The Mauritius Ministry of IT, Communication and Innovation on Wednesday released information in relation to the launch of Mauritius’ first satellite that is called Mauritius Imagery and Radiotelecommunication Satellite 1, which has finally docked at the International Space Station after travelling a span of 26 hours onboard the SpaceX-CRS22 Cargo Dragon.
The data from the satellite will be put to use for various purposes which will include maritime surveillance of the exclusive economic zone, climate change adaptation, weather forecasting as well as road traffic management. This marks a historic move for Mauritius which has wished to engage in the spheres of space and satellite technology as part of the national development agenda.
The ministry announced that the debut Mauritian nanosatellite MIR-SAT1 had docked at the International Space Station (ISS) aboard SpaceX-CRS22 Cargo Dragon rocket on Saturday 5 June 2021. The spacecraft travelled for approximately 26 hours prior to reaching the ISS, after it took off from NASA’s Kennedy Space Centre, in Florida, United States, on Thursday, on the 3rd of June at 17:29 UTC (21:29 Mauritian time – GMT+4).
What Will the Nanosatellite Do?
The Mauritian nanosatellite will be sent into low earth orbit from the space station by 22 June. This marks a historic move for Mauritius which envisions engaging in the spheres of space and satellite technology, as mentioned earlier.

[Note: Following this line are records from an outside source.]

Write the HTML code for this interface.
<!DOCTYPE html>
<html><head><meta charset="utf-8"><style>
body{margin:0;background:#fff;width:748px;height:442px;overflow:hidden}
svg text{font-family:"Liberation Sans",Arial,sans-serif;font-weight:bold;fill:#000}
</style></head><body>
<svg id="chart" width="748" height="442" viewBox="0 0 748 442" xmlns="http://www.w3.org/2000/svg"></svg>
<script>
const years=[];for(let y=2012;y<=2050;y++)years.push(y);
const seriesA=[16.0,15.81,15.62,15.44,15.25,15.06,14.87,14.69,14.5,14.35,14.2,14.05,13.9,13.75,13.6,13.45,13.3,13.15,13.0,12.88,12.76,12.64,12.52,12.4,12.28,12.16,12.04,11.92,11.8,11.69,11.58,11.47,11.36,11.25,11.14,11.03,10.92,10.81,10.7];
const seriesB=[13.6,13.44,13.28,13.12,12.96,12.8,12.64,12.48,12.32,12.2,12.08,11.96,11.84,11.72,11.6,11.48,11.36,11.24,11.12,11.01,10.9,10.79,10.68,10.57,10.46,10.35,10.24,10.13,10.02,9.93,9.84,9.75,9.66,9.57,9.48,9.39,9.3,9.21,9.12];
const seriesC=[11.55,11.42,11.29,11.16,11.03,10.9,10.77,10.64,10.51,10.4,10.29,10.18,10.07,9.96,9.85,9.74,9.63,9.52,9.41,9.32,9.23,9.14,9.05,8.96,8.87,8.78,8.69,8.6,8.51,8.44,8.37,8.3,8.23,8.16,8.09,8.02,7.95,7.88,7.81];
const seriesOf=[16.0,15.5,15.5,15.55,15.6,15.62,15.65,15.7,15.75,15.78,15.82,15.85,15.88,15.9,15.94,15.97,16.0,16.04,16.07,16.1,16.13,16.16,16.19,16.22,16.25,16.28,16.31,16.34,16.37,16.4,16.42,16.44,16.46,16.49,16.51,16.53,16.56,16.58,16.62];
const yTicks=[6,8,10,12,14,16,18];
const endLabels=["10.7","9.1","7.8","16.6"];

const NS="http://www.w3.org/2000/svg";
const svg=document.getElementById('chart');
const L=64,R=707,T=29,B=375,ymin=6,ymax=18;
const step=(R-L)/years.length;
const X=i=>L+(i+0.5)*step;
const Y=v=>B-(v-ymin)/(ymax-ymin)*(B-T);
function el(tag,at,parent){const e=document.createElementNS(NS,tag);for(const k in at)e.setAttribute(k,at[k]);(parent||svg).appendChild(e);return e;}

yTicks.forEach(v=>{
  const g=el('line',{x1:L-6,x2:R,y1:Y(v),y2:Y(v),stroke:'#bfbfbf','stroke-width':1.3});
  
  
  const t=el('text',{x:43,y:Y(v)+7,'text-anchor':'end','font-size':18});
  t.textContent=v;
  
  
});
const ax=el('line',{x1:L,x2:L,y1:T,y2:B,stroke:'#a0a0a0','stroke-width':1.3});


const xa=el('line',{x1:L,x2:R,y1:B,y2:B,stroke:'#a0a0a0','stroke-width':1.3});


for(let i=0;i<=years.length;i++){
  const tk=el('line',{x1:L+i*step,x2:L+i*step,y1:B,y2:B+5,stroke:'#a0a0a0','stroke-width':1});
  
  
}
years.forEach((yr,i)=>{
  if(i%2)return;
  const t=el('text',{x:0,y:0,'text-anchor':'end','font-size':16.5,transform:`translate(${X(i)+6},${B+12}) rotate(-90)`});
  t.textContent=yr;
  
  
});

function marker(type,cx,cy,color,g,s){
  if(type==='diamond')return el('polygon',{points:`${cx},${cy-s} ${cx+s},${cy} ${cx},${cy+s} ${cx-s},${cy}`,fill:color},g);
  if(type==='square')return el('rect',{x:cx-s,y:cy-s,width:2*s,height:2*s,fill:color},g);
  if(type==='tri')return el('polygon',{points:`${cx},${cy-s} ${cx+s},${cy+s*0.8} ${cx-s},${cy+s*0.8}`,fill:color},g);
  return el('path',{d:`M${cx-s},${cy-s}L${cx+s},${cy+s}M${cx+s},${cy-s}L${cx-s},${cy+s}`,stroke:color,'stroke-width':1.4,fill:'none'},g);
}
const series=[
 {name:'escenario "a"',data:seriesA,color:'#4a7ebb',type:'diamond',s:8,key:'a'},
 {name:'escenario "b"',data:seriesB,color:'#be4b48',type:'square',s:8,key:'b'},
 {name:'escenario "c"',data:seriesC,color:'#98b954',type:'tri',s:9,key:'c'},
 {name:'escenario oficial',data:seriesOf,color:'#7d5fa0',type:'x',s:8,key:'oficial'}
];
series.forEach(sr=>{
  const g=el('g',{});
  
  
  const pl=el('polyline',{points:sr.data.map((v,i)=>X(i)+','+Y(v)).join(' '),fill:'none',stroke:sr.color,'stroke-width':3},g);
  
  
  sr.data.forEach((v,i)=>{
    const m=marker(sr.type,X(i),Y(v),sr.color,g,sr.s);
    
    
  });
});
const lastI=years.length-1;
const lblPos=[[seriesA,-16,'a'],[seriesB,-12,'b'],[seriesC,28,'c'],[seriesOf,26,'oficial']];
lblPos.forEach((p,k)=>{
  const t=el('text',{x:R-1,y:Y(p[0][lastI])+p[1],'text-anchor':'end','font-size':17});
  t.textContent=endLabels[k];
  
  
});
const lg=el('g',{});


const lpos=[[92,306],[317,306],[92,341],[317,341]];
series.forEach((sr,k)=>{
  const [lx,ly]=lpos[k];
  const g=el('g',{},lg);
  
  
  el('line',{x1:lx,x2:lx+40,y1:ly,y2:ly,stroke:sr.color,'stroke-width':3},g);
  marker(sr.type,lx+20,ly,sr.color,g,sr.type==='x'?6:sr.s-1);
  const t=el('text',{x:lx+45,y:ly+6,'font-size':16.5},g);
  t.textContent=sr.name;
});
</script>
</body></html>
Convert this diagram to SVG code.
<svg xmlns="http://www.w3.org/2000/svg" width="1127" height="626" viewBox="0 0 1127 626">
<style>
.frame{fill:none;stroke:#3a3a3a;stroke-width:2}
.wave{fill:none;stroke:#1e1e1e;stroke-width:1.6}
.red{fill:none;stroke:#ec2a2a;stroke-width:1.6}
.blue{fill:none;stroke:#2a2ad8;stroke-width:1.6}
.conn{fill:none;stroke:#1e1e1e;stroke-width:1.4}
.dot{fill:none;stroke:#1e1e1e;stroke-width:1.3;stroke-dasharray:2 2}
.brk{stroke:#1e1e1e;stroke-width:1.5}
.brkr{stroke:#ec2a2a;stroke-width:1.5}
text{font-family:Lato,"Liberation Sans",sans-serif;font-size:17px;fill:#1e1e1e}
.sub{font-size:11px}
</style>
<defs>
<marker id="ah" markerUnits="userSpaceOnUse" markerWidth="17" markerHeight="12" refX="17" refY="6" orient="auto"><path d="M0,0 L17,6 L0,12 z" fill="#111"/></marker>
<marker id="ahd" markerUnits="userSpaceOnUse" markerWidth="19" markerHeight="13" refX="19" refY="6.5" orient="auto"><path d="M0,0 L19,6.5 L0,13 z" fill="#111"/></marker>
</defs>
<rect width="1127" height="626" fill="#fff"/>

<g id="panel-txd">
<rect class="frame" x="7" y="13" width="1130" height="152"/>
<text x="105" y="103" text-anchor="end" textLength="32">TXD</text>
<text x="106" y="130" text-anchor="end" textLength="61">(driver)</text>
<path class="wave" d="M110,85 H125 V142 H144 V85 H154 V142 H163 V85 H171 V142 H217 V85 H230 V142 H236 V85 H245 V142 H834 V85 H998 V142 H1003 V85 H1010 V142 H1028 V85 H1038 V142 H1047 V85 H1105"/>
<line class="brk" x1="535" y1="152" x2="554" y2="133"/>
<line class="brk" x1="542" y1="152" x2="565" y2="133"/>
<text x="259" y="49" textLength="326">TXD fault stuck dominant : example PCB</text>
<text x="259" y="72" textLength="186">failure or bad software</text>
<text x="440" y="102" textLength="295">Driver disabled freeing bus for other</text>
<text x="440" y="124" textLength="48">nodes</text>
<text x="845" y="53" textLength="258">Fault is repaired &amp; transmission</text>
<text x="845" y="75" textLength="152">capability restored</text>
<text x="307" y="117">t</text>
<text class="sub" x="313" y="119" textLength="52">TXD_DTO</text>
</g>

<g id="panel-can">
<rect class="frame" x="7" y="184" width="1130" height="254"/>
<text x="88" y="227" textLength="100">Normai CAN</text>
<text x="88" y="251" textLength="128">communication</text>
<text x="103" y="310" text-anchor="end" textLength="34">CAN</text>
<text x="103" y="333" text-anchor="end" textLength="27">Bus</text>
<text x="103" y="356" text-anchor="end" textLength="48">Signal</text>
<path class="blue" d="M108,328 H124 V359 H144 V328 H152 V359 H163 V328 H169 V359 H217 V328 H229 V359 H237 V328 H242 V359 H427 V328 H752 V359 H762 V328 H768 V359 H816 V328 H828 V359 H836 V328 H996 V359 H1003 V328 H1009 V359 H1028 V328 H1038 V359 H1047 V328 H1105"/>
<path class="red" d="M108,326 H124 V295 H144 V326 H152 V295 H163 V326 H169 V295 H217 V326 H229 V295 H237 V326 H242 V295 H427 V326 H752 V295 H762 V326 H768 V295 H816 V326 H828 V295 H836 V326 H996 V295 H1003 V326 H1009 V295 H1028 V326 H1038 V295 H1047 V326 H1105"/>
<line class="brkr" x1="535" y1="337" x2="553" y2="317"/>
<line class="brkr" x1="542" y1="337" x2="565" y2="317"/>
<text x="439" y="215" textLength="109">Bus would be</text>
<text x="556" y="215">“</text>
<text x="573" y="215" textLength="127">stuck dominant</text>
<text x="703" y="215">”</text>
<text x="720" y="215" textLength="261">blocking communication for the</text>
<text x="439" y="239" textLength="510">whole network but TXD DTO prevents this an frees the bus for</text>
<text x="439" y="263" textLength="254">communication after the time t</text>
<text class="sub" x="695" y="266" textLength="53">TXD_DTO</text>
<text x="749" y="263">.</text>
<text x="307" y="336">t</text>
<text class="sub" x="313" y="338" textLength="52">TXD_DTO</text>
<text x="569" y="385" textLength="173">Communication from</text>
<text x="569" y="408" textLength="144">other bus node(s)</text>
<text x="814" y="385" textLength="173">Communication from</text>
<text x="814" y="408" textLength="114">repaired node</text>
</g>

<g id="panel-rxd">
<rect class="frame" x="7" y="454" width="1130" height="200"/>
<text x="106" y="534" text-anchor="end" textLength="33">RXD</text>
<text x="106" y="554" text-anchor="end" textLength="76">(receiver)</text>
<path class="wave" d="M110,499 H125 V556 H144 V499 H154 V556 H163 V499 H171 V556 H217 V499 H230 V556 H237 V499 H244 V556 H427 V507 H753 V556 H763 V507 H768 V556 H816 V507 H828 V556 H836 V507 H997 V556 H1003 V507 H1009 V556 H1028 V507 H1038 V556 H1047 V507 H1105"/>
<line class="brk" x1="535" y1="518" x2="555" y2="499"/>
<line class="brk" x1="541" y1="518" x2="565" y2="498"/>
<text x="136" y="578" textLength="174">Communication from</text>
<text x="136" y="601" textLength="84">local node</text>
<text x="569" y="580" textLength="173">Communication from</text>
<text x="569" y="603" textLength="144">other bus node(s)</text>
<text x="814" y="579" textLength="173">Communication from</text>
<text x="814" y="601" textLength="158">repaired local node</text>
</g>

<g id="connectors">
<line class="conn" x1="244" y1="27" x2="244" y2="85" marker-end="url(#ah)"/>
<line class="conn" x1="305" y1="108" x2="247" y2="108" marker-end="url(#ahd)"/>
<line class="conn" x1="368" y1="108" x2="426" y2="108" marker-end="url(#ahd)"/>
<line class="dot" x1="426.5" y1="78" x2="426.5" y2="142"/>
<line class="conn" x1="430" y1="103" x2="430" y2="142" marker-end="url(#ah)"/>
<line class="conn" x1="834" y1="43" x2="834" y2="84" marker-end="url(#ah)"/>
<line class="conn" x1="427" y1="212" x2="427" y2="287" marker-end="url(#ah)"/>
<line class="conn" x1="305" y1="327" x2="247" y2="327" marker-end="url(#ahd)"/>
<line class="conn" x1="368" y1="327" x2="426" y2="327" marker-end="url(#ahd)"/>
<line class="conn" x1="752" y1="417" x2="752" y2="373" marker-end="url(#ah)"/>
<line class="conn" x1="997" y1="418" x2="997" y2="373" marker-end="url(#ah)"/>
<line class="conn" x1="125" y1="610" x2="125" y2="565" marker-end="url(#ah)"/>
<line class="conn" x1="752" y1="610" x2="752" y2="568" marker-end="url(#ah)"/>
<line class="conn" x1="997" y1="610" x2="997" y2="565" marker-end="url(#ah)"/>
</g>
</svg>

The Minister of Information Technology, Communication and Innovation, Mr Deepak Balgobin and other key dignitaries saw the SpaceX-CRS22 Cargo Dragon rocket take off from the Government House in Port Louis. Amongst those present were members of the Board of Directors of the Mauritius Research and Innovation Council (MRIC), which is the Government agency operating the pioneering nanosatellite project in Mauritius.
Minister Deepak Balgobin stated that after two years of hard work, the nanosatellite had now reached the ISS. This springboard to space will open up new opportunities and initiatives for the country via space and satellite technology and gives new impetus to socio-economic development.
Mauritius made the first big step into space science and technology, with this being a momentous achievement and reflects the vision of the Prime Minister, Pravind Jugnauth, of a knowledge-based economy. Even if the satellite is small in size, just like the island, today’s launch indicates that the giant leap has been successful and poses Mauritius high in the sky.
Furthermore, the MRIC has set up a ground station at Ebène in order to receive data from low-orbiting MIR-SAT 1. This data will be used for various purposes such as maritime surveillance of Mauritius’ vast exclusive economic zone, climate change adaptation, weather forecasting and road traffic management.